----- DATA PROVIDED
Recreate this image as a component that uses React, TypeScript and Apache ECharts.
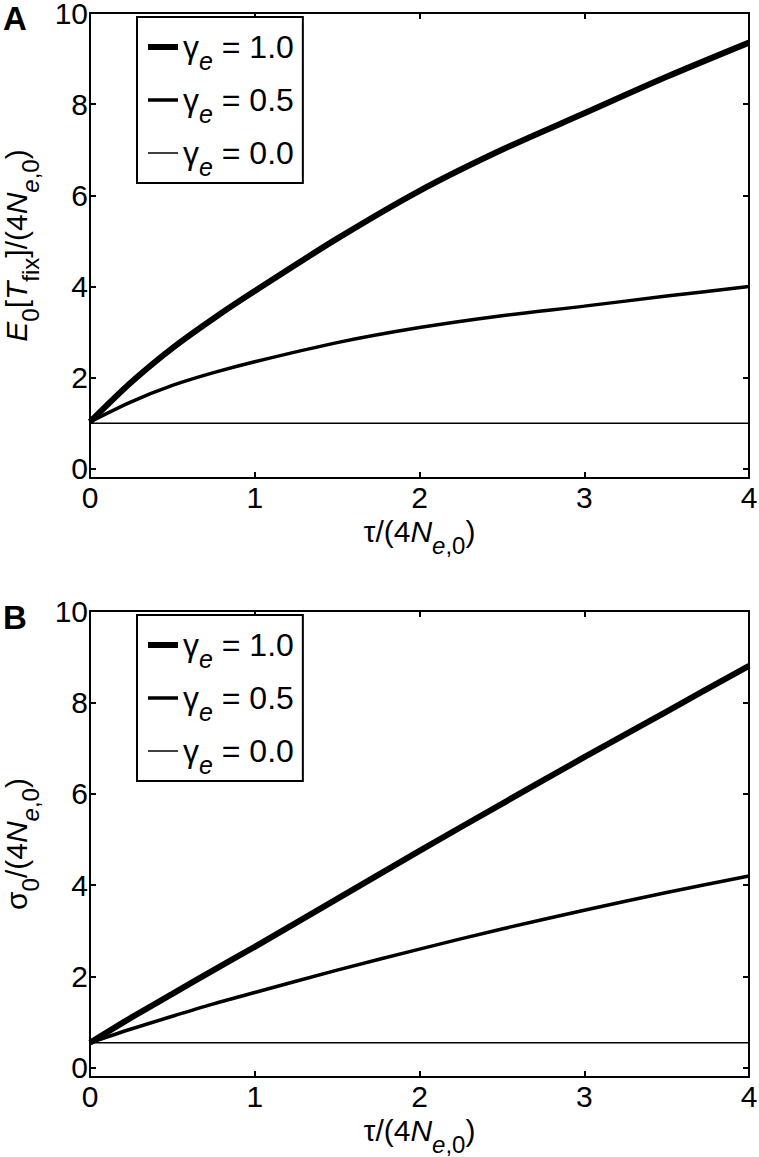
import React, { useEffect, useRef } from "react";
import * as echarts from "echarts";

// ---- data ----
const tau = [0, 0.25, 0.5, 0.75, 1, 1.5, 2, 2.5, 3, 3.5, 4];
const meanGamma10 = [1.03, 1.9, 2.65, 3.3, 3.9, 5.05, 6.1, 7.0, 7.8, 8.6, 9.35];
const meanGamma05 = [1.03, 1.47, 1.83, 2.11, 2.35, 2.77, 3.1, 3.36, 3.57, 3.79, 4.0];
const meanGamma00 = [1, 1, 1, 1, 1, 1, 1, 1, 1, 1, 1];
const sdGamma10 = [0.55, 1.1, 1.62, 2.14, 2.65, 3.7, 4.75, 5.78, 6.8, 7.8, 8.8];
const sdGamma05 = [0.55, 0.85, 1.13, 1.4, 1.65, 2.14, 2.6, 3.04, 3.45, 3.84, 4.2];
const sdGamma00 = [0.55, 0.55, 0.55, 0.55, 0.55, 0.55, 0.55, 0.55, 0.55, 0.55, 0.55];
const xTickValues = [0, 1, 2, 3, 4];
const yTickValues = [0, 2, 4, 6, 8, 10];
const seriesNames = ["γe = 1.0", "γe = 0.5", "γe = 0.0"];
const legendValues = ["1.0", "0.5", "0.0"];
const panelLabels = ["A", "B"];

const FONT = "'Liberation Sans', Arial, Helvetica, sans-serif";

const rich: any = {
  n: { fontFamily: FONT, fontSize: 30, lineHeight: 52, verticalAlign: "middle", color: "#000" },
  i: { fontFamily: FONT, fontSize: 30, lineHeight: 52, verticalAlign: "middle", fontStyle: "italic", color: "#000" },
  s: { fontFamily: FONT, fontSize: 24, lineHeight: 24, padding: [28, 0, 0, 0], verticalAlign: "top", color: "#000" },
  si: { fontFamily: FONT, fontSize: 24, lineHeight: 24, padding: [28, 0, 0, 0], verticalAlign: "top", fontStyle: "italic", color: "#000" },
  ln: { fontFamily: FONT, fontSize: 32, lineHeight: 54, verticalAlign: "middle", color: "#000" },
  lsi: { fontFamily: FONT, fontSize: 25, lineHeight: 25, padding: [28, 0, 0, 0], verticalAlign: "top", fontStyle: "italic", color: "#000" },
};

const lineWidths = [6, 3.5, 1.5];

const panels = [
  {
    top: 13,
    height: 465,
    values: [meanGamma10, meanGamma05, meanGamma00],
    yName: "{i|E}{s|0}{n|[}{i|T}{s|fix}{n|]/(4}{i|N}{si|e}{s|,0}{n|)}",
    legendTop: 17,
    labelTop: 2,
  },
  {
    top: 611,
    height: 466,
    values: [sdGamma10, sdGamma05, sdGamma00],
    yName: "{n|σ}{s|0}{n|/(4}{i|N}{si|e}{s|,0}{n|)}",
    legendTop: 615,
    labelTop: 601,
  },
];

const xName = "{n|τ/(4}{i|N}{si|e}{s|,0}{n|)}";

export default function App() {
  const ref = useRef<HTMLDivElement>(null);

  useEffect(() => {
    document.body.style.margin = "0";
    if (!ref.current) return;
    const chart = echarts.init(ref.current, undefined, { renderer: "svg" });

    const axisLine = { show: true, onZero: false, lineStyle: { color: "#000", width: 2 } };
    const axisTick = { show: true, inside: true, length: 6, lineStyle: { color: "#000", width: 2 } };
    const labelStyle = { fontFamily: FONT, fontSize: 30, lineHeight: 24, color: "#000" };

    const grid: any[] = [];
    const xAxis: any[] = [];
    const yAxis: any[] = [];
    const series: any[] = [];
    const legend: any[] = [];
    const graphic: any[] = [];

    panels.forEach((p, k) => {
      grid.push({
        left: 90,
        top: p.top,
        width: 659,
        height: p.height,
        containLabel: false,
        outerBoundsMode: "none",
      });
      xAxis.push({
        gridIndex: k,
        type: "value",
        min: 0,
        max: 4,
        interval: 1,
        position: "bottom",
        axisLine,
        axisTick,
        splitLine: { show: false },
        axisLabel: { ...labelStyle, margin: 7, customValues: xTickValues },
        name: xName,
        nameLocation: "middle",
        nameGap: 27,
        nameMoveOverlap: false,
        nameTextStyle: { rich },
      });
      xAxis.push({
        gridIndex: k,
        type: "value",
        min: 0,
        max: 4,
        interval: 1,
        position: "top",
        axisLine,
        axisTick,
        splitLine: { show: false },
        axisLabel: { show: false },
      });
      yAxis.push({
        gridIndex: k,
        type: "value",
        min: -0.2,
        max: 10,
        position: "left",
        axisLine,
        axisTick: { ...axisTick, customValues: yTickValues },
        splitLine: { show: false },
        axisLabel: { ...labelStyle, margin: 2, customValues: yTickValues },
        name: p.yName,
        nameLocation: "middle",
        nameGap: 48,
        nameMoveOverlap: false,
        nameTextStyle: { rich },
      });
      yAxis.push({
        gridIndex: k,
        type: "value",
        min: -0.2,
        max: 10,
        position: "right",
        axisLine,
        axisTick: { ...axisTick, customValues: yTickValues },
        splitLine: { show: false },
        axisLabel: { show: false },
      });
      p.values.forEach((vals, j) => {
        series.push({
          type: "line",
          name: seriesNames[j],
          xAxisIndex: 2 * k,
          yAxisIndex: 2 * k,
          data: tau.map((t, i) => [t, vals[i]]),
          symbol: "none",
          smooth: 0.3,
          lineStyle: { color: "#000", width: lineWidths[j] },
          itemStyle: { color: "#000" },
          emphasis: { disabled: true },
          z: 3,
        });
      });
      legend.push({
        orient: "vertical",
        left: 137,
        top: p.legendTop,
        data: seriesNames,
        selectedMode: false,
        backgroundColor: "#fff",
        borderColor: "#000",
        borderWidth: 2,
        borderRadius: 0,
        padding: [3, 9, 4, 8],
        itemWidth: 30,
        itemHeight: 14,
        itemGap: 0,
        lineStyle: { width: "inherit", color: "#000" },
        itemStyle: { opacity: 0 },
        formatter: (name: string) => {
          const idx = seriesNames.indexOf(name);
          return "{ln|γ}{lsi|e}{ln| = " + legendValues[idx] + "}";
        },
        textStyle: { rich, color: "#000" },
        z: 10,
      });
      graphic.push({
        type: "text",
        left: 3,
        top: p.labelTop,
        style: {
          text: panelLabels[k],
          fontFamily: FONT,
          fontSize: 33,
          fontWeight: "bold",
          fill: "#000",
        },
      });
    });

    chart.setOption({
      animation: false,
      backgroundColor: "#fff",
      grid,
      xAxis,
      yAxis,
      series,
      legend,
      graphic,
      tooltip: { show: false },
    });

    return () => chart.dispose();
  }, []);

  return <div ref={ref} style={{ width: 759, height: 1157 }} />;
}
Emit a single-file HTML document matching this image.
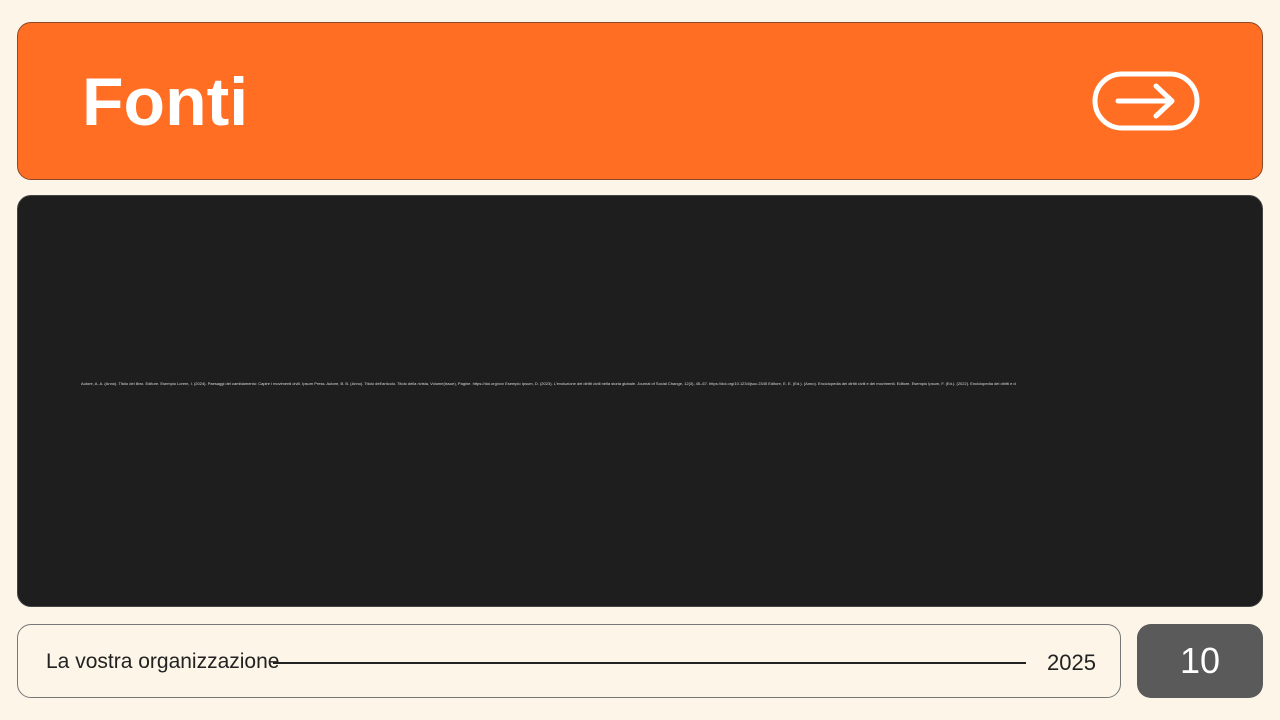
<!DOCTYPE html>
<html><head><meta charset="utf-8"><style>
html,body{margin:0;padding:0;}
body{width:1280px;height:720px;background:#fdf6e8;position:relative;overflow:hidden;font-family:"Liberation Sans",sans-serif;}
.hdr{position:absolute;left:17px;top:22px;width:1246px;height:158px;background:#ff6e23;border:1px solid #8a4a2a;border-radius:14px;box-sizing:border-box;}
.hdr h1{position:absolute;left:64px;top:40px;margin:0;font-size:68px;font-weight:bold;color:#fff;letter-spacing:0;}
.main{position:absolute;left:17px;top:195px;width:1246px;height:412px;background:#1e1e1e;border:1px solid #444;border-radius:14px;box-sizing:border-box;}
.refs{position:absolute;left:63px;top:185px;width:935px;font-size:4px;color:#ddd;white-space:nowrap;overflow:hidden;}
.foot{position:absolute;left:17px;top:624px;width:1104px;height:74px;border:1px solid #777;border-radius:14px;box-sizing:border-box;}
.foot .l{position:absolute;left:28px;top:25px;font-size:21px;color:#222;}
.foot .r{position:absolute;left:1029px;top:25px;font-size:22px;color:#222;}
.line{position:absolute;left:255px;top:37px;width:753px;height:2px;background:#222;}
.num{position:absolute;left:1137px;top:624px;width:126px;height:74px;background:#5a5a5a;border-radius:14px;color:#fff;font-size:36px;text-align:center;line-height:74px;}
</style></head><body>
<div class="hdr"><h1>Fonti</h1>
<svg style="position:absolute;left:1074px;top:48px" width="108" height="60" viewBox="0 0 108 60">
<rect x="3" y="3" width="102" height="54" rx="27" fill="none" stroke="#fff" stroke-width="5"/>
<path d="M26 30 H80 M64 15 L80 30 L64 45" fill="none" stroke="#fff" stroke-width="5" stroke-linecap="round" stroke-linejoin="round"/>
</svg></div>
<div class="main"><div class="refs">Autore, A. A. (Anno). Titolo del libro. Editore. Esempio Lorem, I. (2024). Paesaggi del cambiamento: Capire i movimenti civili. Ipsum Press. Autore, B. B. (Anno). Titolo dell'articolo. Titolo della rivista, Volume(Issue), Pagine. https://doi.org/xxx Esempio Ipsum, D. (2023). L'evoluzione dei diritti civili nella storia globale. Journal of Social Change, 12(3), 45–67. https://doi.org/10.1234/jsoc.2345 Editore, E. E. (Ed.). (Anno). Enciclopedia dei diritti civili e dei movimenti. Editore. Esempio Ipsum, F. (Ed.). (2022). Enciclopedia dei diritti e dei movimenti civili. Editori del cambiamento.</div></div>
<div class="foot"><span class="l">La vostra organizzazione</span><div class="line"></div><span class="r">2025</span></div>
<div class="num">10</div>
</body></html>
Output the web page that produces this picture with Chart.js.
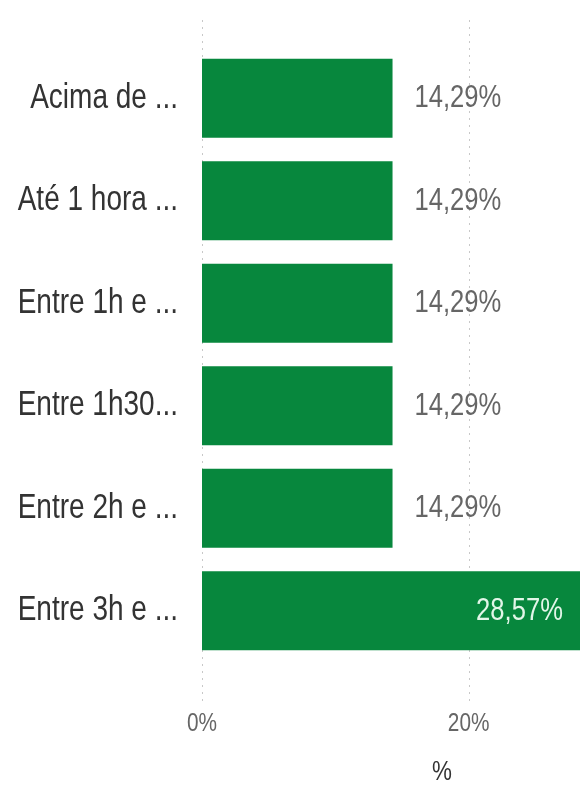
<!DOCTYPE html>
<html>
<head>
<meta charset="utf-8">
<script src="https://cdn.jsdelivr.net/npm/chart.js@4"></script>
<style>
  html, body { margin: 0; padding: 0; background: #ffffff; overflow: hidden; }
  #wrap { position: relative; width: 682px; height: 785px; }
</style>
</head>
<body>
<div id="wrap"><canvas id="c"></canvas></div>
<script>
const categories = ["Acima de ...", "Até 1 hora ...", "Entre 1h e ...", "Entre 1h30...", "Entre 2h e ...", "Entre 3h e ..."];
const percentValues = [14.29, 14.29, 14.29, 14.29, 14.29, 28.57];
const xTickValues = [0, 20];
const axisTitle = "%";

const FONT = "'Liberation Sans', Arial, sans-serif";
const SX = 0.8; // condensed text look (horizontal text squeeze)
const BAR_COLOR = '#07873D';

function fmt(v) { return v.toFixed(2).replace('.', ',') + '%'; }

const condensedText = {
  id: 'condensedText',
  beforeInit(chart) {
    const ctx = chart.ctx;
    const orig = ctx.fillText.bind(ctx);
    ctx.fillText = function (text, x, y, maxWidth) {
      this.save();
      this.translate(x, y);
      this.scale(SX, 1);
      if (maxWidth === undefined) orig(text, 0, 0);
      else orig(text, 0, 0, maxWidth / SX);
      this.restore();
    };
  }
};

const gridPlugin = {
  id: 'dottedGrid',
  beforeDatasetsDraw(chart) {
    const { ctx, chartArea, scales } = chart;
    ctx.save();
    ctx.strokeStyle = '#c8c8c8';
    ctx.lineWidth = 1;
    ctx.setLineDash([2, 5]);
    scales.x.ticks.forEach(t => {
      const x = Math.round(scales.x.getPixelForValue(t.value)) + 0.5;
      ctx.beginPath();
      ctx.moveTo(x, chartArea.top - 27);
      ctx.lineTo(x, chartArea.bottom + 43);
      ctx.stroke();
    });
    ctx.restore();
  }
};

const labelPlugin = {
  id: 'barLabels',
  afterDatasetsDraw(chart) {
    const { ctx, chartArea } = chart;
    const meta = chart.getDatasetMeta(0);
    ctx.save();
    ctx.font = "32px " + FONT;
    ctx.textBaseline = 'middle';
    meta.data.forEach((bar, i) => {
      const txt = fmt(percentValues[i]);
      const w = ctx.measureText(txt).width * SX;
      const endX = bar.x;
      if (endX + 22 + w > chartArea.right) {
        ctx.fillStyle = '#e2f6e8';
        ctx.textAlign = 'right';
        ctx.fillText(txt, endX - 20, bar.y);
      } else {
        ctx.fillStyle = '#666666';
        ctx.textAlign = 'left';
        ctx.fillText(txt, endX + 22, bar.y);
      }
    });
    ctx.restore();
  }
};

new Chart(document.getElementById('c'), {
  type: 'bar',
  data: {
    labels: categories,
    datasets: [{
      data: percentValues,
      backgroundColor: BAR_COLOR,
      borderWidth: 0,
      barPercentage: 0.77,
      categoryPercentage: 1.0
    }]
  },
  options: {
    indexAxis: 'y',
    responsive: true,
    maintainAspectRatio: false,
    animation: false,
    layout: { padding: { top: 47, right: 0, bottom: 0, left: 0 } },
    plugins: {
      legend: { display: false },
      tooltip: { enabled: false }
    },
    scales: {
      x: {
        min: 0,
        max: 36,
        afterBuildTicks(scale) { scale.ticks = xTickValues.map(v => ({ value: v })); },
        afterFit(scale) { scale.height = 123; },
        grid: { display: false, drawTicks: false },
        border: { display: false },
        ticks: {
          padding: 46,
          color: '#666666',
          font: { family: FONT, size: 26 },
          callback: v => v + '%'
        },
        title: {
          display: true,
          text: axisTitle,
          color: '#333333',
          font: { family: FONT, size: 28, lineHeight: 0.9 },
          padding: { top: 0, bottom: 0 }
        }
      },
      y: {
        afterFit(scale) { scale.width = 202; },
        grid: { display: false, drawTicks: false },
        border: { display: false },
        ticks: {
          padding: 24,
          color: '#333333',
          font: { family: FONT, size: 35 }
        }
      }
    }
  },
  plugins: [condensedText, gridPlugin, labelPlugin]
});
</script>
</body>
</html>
----------
Return exactly what appears from the opening line of the material through the line with "import * as", apart from the pictures.

Recreate this image as a component that uses React, TypeScript and Apache ECharts.
import React, { useEffect, useRef } from "react";
import * as echarts from "echarts";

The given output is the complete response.